### INPUT DATA:
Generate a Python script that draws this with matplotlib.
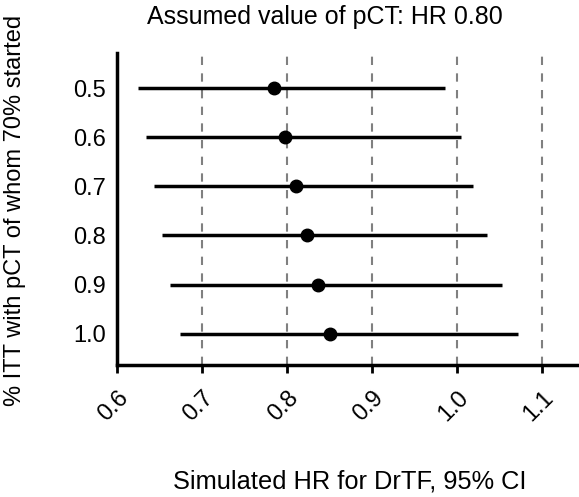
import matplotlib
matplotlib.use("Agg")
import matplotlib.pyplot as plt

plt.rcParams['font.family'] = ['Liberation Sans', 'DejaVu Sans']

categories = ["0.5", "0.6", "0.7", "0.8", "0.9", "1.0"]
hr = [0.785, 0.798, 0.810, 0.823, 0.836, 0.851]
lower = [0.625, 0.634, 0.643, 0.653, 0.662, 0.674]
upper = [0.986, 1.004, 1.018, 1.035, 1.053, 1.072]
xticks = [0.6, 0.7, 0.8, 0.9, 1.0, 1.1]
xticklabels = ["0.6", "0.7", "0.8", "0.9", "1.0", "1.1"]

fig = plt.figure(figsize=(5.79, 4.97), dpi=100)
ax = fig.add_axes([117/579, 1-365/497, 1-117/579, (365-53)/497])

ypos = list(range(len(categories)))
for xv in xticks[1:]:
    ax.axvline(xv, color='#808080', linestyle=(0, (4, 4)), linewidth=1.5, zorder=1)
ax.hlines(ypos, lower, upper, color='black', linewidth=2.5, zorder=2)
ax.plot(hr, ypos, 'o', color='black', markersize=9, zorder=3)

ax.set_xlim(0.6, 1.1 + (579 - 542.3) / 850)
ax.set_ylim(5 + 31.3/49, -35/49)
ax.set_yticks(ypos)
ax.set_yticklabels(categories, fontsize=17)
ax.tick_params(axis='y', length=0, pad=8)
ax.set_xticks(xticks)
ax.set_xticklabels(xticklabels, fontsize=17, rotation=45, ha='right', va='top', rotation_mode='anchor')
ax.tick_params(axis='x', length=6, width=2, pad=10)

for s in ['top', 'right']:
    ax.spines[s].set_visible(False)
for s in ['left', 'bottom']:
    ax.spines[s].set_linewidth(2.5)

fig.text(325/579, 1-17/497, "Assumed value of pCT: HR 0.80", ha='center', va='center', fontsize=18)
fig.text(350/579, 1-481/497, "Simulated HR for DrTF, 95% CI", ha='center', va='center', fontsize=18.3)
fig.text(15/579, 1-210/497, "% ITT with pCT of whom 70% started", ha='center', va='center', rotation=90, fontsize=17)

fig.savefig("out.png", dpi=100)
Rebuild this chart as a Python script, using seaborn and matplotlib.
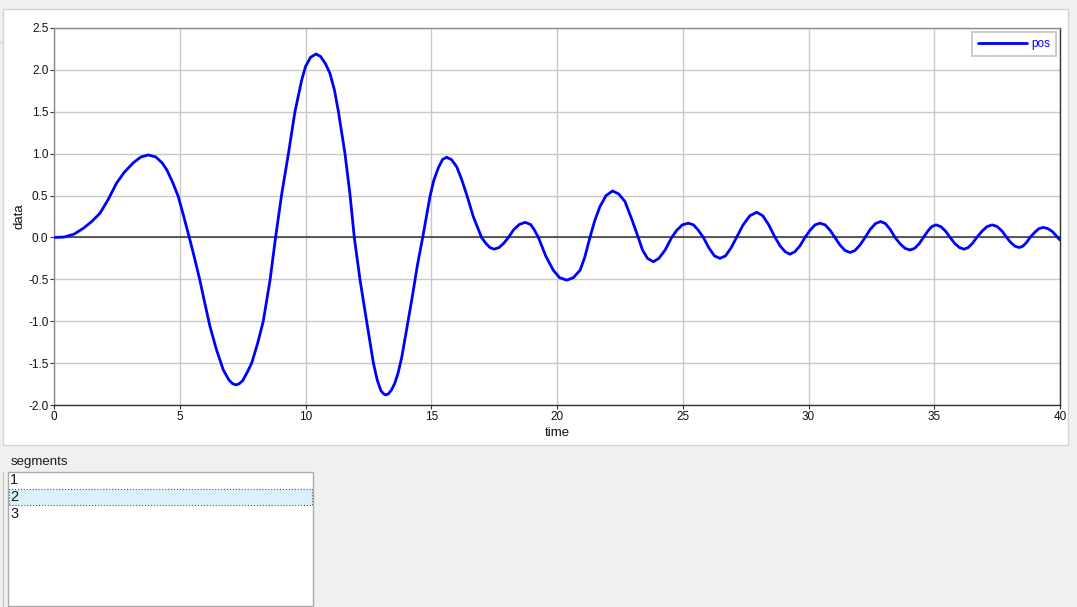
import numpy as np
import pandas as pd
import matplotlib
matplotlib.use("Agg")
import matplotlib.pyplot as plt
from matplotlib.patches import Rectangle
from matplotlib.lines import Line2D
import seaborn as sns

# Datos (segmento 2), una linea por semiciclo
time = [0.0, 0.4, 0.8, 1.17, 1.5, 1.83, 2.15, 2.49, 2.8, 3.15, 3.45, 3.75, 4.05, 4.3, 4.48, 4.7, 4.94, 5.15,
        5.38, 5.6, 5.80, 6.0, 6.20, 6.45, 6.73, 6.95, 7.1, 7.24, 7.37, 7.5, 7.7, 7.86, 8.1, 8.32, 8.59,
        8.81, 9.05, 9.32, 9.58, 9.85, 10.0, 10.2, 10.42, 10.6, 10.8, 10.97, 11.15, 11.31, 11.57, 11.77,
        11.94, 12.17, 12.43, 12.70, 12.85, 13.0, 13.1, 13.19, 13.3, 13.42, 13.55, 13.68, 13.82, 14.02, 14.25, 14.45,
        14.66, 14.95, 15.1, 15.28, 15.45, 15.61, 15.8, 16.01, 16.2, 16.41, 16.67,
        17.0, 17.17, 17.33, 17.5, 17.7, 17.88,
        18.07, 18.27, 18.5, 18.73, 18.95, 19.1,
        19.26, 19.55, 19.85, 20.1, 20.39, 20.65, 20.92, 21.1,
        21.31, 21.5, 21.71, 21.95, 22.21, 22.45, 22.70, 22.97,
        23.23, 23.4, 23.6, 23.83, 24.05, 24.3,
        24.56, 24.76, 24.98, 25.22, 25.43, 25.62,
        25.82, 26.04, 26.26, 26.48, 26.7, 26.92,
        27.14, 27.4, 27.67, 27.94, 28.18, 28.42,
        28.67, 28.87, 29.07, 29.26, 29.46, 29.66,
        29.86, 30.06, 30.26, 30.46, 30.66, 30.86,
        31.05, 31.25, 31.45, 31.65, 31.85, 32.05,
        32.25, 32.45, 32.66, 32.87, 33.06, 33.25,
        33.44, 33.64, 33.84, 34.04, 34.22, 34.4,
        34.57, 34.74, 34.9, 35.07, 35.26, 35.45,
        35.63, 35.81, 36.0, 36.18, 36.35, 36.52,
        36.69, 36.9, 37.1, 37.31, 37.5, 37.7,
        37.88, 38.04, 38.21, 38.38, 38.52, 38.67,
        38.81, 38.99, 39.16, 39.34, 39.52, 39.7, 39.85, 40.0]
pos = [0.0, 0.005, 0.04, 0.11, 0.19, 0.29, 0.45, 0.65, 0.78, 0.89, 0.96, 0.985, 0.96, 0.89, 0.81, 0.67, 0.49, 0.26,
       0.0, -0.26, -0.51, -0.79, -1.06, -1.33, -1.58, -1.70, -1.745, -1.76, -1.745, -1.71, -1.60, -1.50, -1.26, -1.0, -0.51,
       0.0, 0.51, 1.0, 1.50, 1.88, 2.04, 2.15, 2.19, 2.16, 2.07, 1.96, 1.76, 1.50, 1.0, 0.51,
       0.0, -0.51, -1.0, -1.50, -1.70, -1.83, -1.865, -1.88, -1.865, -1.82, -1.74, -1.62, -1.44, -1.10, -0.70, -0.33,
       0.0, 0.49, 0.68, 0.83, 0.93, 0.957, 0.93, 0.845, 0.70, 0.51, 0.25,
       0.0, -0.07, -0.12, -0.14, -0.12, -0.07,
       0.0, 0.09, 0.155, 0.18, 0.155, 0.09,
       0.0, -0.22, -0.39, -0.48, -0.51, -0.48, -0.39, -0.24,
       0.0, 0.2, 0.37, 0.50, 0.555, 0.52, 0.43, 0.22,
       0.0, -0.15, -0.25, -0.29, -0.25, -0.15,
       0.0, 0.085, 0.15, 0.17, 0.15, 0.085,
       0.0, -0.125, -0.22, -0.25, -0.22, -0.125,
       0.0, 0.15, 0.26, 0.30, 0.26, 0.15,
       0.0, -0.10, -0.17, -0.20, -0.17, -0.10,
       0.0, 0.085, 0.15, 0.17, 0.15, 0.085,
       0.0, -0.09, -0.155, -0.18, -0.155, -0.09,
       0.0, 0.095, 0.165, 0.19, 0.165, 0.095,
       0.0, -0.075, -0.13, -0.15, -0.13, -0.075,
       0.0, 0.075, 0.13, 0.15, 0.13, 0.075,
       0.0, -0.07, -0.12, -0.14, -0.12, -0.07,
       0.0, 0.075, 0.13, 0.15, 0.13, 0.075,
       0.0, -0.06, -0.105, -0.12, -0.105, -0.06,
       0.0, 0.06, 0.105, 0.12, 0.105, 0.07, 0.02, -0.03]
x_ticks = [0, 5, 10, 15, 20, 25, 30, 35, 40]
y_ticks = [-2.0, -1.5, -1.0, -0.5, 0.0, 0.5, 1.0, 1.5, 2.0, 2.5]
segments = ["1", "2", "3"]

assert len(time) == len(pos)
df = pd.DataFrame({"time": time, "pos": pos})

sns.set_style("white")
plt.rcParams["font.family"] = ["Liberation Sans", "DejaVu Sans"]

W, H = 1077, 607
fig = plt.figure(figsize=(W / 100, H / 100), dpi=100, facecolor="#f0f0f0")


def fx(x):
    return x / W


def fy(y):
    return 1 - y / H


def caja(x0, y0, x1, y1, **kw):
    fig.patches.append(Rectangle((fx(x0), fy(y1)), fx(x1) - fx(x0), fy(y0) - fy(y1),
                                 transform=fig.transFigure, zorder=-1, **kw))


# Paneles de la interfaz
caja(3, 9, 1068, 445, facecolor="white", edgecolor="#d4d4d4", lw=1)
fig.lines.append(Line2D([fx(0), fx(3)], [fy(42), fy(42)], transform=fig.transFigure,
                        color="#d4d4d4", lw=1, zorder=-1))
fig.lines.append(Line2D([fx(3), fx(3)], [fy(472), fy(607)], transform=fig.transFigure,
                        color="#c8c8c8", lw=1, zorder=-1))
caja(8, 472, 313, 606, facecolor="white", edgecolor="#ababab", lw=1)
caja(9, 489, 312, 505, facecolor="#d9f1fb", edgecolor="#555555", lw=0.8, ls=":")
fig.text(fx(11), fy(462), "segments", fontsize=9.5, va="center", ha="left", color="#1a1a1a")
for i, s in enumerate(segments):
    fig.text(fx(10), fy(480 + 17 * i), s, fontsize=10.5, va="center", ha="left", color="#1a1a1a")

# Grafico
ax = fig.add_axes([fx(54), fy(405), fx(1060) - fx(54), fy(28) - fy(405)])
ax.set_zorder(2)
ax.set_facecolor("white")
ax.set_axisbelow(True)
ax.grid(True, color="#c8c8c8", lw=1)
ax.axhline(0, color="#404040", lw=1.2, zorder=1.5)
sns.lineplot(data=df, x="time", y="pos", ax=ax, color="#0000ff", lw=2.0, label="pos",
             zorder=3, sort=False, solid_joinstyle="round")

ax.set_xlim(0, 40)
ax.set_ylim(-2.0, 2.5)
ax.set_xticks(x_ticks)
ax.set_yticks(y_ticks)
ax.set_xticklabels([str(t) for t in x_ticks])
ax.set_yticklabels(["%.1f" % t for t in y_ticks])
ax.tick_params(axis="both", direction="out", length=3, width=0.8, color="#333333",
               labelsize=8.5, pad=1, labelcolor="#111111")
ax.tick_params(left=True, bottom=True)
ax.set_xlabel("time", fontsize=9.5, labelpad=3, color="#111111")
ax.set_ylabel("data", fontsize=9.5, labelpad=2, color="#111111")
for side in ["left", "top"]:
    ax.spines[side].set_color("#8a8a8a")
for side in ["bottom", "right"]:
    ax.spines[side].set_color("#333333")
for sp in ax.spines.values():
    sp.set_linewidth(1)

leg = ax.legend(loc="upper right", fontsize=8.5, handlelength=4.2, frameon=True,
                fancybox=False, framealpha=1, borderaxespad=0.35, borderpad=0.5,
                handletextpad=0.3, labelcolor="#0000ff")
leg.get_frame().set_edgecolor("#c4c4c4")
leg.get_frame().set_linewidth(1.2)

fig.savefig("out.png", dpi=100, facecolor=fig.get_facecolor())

### INSTRUCTIONS TO FOLLOW:
Please restate the material above line by line, exactly, beginning at its first line and ending with the line that contains "plt.rcParams['font.family'] = ['Liberation", without any pictures.

### ANSWER TO THE PROBLEM:
Generate a Python script that draws this with matplotlib.
import matplotlib
matplotlib.use("Agg")
import matplotlib.pyplot as plt

plt.rcParams['font.family'] = ['Liberation Sans', 'DejaVu Sans']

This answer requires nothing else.